* _PROVIDED MATERIAL_:
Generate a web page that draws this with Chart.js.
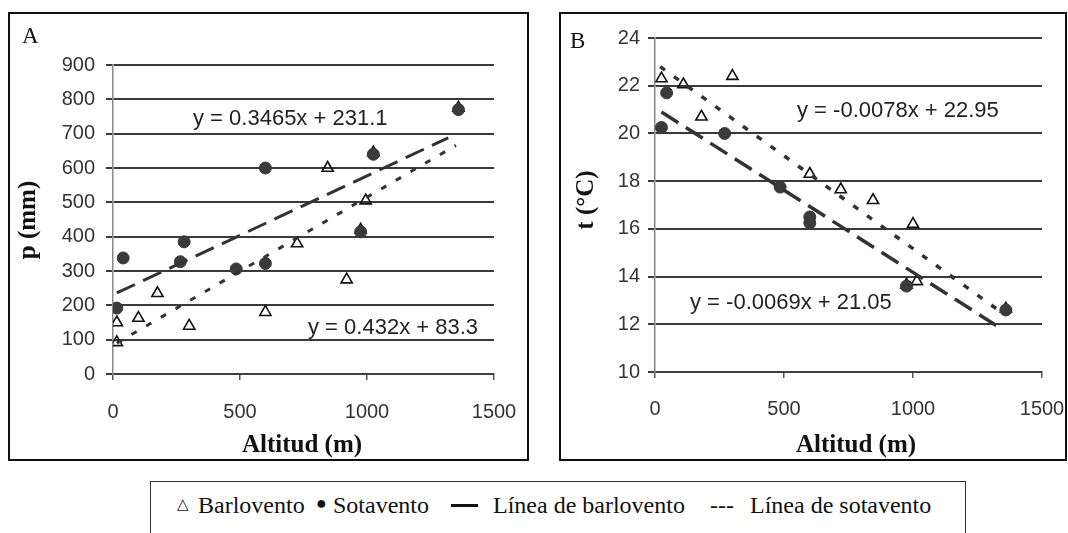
<!DOCTYPE html>
<html>
<head>
<meta charset="utf-8">
<script src="https://cdn.jsdelivr.net/npm/chart.js@4.4.0/dist/chart.umd.min.js"></script>
<style>
body { margin:0; width:1068px; height:533px; overflow:hidden; background:#fff; position:relative; }
.panel { position:absolute; border:2px solid #111; box-sizing:border-box; }
.wrap { position:absolute; top:0; height:470px; }
.txt { position:absolute; white-space:nowrap; }
.eq { font-family:"Liberation Sans", Arial, sans-serif; font-size:22px; line-height:22px; color:#222; transform:translateY(-50%); }
.letter { font-family:"Liberation Serif", serif; font-size:23px; line-height:23px; color:#111; }
.ttl { font-family:"Liberation Serif", serif; font-weight:bold; font-size:25px; line-height:25px; color:#111; transform:translate(-50%,-50%); }
.ttlv { font-family:"Liberation Serif", serif; font-weight:bold; font-size:25px; line-height:25px; color:#111; transform:translate(-50%,-50%) rotate(-90deg); }
.legend { position:absolute; left:150px; top:481px; width:816px; height:70px; border:1.5px solid #333; box-sizing:border-box; }
.lg { position:absolute; top:493px; font-family:"Liberation Serif", serif; font-size:24px; line-height:24px; color:#111; white-space:nowrap; }
</style>
</head>
<body>

<div class="panel" style="left:8px; top:12px; width:521px; height:449px;"></div>
<div class="panel" style="left:559px; top:12px; width:508px; height:449px;"></div>

<div class="wrap" style="left:0; width:540px;"><canvas id="chartA"></canvas></div>
<div class="wrap" style="left:540px; width:528px;"><canvas id="chartB"></canvas></div>

<div class="txt letter" style="left:22px; top:24px;">A</div>
<div class="txt letter" style="left:570px; top:29px;">B</div>

<div class="txt ttlv" style="left:26px; top:220px;">p (mm)</div>
<div class="txt ttl" style="left:302px; top:443px;">Altitud (m)</div>
<div class="txt ttlv" style="left:584px; top:200px;">t (°C)</div>
<div class="txt ttl" style="left:856px; top:443px;">Altitud (m)</div>

<div class="txt eq" style="left:193px; top:118px;">y = 0.3465x + 231.1</div>
<div class="txt eq" style="left:308px; top:327px;">y = 0.432x + 83.3</div>
<div class="txt eq" style="left:797px; top:110px;">y = -0.0078x + 22.95</div>
<div class="txt eq" style="left:690px; top:302px;">y = -0.0069x + 21.05</div>

<div class="legend"></div>
<div class="lg" style="left:177px; font-size:15px; line-height:15px; top:497px;">△</div>
<div class="lg" style="left:198px;">Barlovento</div>
<div class="lg" style="left:316px; font-size:18px; line-height:18px; top:494px;">●</div>
<div class="lg" style="left:333px;">Sotavento</div>
<div style="position:absolute; left:451px; top:504px; width:27px; height:3px; background:#111;"></div>
<div class="lg" style="left:493px;">Línea de barlovento</div>
<div class="lg" style="left:710px;">---</div>
<div class="lg" style="left:750px;">Línea de sotavento</div>

<script>
// Panel A: precipitacion vs altitud
const altBarA = [15, 15, 100, 175, 300, 600, 725, 845, 920, 975, 995, 1025, 1360];
const pBarA   = [150, 92, 163, 235, 140, 180, 380, 600, 275, 420, 505, 645, 775];
const altSotA = [15, 40, 265, 280, 485, 600, 600, 975, 1025, 1360];
const pSotA   = [192, 338, 327, 385, 306, 322, 600, 414, 640, 770];
// rectas de tendencia (extremos)
const lineLongA_x  = [15, 1320];
const lineLongA_y  = [236, 688];
const lineShortA_x = [15, 1350];
const lineShortA_y = [90, 666];

// Panel B: temperatura vs altitud
const altBarB = [25, 110, 180, 300, 600, 720, 845, 975, 1000, 1015, 1360];
const tBarB   = [22.3, 22.05, 20.7, 22.4, 18.3, 17.65, 17.2, 13.65, 16.2, 13.8, 12.65];
const altSotB = [25, 45, 270, 485, 600, 600, 975, 1360];
const tSotB   = [20.25, 21.7, 20.0, 17.75, 16.5, 16.25, 13.6, 12.6];
const lineLongB_x  = [25, 1330];
const lineLongB_y  = [20.9, 11.9];
const lineShortB_x = [20, 1330];
const lineShortB_y = [22.8, 12.6];

const xTicks = [0, 500, 1000, 1500];

function pts(xs, ys) {
  return xs.map((x, i) => ({ x: x, y: ys[i] }));
}

function datasets(altBar, vBar, altSot, vSot, lx1, ly1, lx2, ly2, lw) {
  return [
    {
      label: 'Línea de barlovento', type: 'line', data: pts(lx1, ly1),
      borderColor: '#333', borderWidth: lw, borderDash: [20, 9],
      pointRadius: 0, fill: false, showLine: true
    },
    {
      label: 'Línea de sotavento', type: 'line', data: pts(lx2, ly2),
      borderColor: '#333', borderWidth: lw, borderDash: [6, 11],
      pointRadius: 0, fill: false, showLine: true
    },
    {
      label: 'Sotavento', data: pts(altSot, vSot),
      pointStyle: 'circle', pointRadius: 6, backgroundColor: '#3a3a3a', borderColor: '#3a3a3a', borderWidth: 1
    },
    {
      label: 'Barlovento', data: pts(altBar, vBar),
      pointStyle: 'triangle', pointRadius: 6.5, backgroundColor: 'rgba(255,255,255,0)', borderColor: '#111', borderWidth: 1.6
    }
  ];
}

function makeOptions(ymin, ymax, ystep, pad, yWidth, xHeight, yPad, xPad) {
  return {
    responsive: false,
    animation: false,
    layout: { padding: pad },
    plugins: { legend: { display: false }, tooltip: { enabled: false } },
    scales: {
      x: {
        type: 'linear', min: 0, max: 1500,
        afterBuildTicks: s => { s.ticks = xTicks.map(v => ({ value: v })); },
        // sin relleno extra por las etiquetas, el area del grafico queda fija
        afterFit: s => { s.height = xHeight; s.paddingLeft = 0; s.paddingRight = 0; },
        grid: { drawOnChartArea: false, tickLength: 6, color: '#555', lineWidth: 1.5 },
        border: { display: true, color: '#444', width: 1.5 },
        ticks: { padding: xPad, color: '#333', font: { family: 'Liberation Sans', size: 20 },
                 callback: v => String(v) }
      },
      y: {
        min: ymin, max: ymax,
        ticks: { stepSize: ystep, padding: yPad, color: '#333', font: { family: 'Liberation Sans', size: 20 },
                 callback: v => String(v) },
        afterFit: s => { s.width = yWidth; s.paddingTop = 0; s.paddingBottom = 0; },
        grid: { color: '#3a3a3a', lineWidth: 2, tickLength: 7 },
        border: { display: true, color: '#888', width: 1.5 }
      }
    }
  };
}

function build(id, w, data, opts) {
  const cv = document.getElementById(id);
  cv.width = w; cv.height = 470;
  cv.style.width = w + 'px'; cv.style.height = '470px';
  return new Chart(cv.getContext('2d'), { type: 'scatter', data: { datasets: data }, options: opts });
}

build('chartA', 540,
  datasets(altBarA, pBarA, altSotA, pSotA, lineLongA_x, lineLongA_y, lineShortA_x, lineShortA_y, 3),
  makeOptions(0, 900, 100, { top: 65, right: 46, left: 0, bottom: 0 }, 113, 96, 11, 20));

build('chartB', 528,
  datasets(altBarB, tBarB, altSotB, tSotB, lineLongB_x, lineLongB_y, lineShortB_x, lineShortB_y, 3.5),
  makeOptions(10, 24, 2, { top: 38, right: 26, left: 0, bottom: 0 }, 115, 98, 8, 19));
</script>
</body>
</html>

* _YOUR INSTRUCTIONS_: All of the data needs repeating exactly, but the pictures do not.

* _SOLUTION TO THIS PROBLEM_:
Generate a web page that draws this with Chart.js.
<!DOCTYPE html>
<html>
<head>
<meta charset="utf-8">
<script src="https://cdn.jsdelivr.net/npm/chart.js@4.4.0/dist/chart.umd.min.js"></script>
<style>
body { margin:0; width:1068px; height:533px; overflow:hidden; background:#fff; position:relative; }
.panel { position:absolute; border:2px solid #111; box-sizing:border-box; }
.wrap { position:absolute; top:0; height:470px; }
.txt { position:absolute; white-space:nowrap; }
.eq { font-family:"Liberation Sans", Arial, sans-serif; font-size:22px; line-height:22px; color:#222; transform:translateY(-50%); }
.letter { font-family:"Liberation Serif", serif; font-size:23px; line-height:23px; color:#111; }
.ttl { font-family:"Liberation Serif", serif; font-weight:bold; font-size:25px; line-height:25px; color:#111; transform:translate(-50%,-50%); }
.ttlv { font-family:"Liberation Serif", serif; font-weight:bold; font-size:25px; line-height:25px; color:#111; transform:translate(-50%,-50%) rotate(-90deg); }
.legend { position:absolute; left:150px; top:481px; width:816px; height:70px; border:1.5px solid #333; box-sizing:border-box; }
.lg { position:absolute; top:493px; font-family:"Liberation Serif", serif; font-size:24px; line-height:24px; color:#111; white-space:nowrap; }
</style>
</head>
<body>

<div class="panel" style="left:8px; top:12px; width:521px; height:449px;"></div>
<div class="panel" style="left:559px; top:12px; width:508px; height:449px;"></div>

<div class="wrap" style="left:0; width:540px;"><canvas id="chartA"></canvas></div>
<div class="wrap" style="left:540px; width:528px;"><canvas id="chartB"></canvas></div>

<div class="txt letter" style="left:22px; top:24px;">A</div>
<div class="txt letter" style="left:570px; top:29px;">B</div>

<div class="txt ttlv" style="left:26px; top:220px;">p (mm)</div>
<div class="txt ttl" style="left:302px; top:443px;">Altitud (m)</div>
<div class="txt ttlv" style="left:584px; top:200px;">t (°C)</div>
<div class="txt ttl" style="left:856px; top:443px;">Altitud (m)</div>

<div class="txt eq" style="left:193px; top:118px;">y = 0.3465x + 231.1</div>
<div class="txt eq" style="left:308px; top:327px;">y = 0.432x + 83.3</div>
<div class="txt eq" style="left:797px; top:110px;">y = -0.0078x + 22.95</div>
<div class="txt eq" style="left:690px; top:302px;">y = -0.0069x + 21.05</div>

<div class="legend"></div>
<div class="lg" style="left:177px; font-size:15px; line-height:15px; top:497px;">△</div>
<div class="lg" style="left:198px;">Barlovento</div>
<div class="lg" style="left:316px; font-size:18px; line-height:18px; top:494px;">●</div>
<div class="lg" style="left:333px;">Sotavento</div>
<div style="position:absolute; left:451px; top:504px; width:27px; height:3px; background:#111;"></div>
<div class="lg" style="left:493px;">Línea de barlovento</div>
<div class="lg" style="left:710px;">---</div>
<div class="lg" style="left:750px;">Línea de sotavento</div>

<script>
// Panel A: precipitacion vs altitud
const altBarA = [15, 15, 100, 175, 300, 600, 725, 845, 920, 975, 995, 1025, 1360];
const pBarA   = [150, 92, 163, 235, 140, 180, 380, 600, 275, 420, 505, 645, 775];
const altSotA = [15, 40, 265, 280, 485, 600, 600, 975, 1025, 1360];
const pSotA   = [192, 338, 327, 385, 306, 322, 600, 414, 640, 770];
// rectas de tendencia (extremos)
const lineLongA_x  = [15, 1320];
const lineLongA_y  = [236, 688];
const lineShortA_x = [15, 1350];
const lineShortA_y = [90, 666];

// Panel B: temperatura vs altitud
const altBarB = [25, 110, 180, 300, 600, 720, 845, 975, 1000, 1015, 1360];
const tBarB   = [22.3, 22.05, 20.7, 22.4, 18.3, 17.65, 17.2, 13.65, 16.2, 13.8, 12.65];
const altSotB = [25, 45, 270, 485, 600, 600, 975, 1360];
const tSotB   = [20.25, 21.7, 20.0, 17.75, 16.5, 16.25, 13.6, 12.6];
const lineLongB_x  = [25, 1330];
const lineLongB_y  = [20.9, 11.9];
const lineShortB_x = [20, 1330];
const lineShortB_y = [22.8, 12.6];

const xTicks = [0, 500, 1000, 1500];

function pts(xs, ys) {
  return xs.map((x, i) => ({ x: x, y: ys[i] }));
}

function datasets(altBar, vBar, altSot, vSot, lx1, ly1, lx2, ly2, lw) {
  return [
    {
      label: 'Línea de barlovento', type: 'line', data: pts(lx1, ly1),
      borderColor: '#333', borderWidth: lw, borderDash: [20, 9],
      pointRadius: 0, fill: false, showLine: true
    },
    {
      label: 'Línea de sotavento', type: 'line', data: pts(lx2, ly2),
      borderColor: '#333', borderWidth: lw, borderDash: [6, 11],
      pointRadius: 0, fill: false, showLine: true
    },
    {
      label: 'Sotavento', data: pts(altSot, vSot),
      pointStyle: 'circle', pointRadius: 6, backgroundColor: '#3a3a3a', borderColor: '#3a3a3a', borderWidth: 1
    },
    {
      label: 'Barlovento', data: pts(altBar, vBar),
      pointStyle: 'triangle', pointRadius: 6.5, backgroundColor: 'rgba(255,255,255,0)', borderColor: '#111', borderWidth: 1.6
    }
  ];
}

function makeOptions(ymin, ymax, ystep, pad, yWidth, xHeight, yPad, xPad) {
  return {
    responsive: false,
    animation: false,
    layout: { padding: pad },
    plugins: { legend: { display: false }, tooltip: { enabled: false } },
    scales: {
      x: {
        type: 'linear', min: 0, max: 1500,
        afterBuildTicks: s => { s.ticks = xTicks.map(v => ({ value: v })); },
        // sin relleno extra por las etiquetas, el area del grafico queda fija
        afterFit: s => { s.height = xHeight; s.paddingLeft = 0; s.paddingRight = 0; },
        grid: { drawOnChartArea: false, tickLength: 6, color: '#555', lineWidth: 1.5 },
        border: { display: true, color: '#444', width: 1.5 },
        ticks: { padding: xPad, color: '#333', font: { family: 'Liberation Sans', size: 20 },
                 callback: v => String(v) }
      },
      y: {
        min: ymin, max: ymax,
        ticks: { stepSize: ystep, padding: yPad, color: '#333', font: { family: 'Liberation Sans', size: 20 },
                 callback: v => String(v) },
        afterFit: s => { s.width = yWidth; s.paddingTop = 0; s.paddingBottom = 0; },
        grid: { color: '#3a3a3a', lineWidth: 2, tickLength: 7 },
        border: { display: true, color: '#888', width: 1.5 }
      }
    }
  };
}

function build(id, w, data, opts) {
  const cv = document.getElementById(id);
  cv.width = w; cv.height = 470;
  cv.style.width = w + 'px'; cv.style.height = '470px';
  return new Chart(cv.getContext('2d'), { type: 'scatter', data: { datasets: data }, options: opts });
}

build('chartA', 540,
  datasets(altBarA, pBarA, altSotA, pSotA, lineLongA_x, lineLongA_y, lineShortA_x, lineShortA_y, 3),
  makeOptions(0, 900, 100, { top: 65, right: 46, left: 0, bottom: 0 }, 113, 96, 11, 20));

build('chartB', 528,
  datasets(altBarB, tBarB, altSotB, tSotB, lineLongB_x, lineLongB_y, lineShortB_x, lineShortB_y, 3.5),
  makeOptions(10, 24, 2, { top: 38, right: 26, left: 0, bottom: 0 }, 115, 98, 8, 19));
</script>
</body>
</html>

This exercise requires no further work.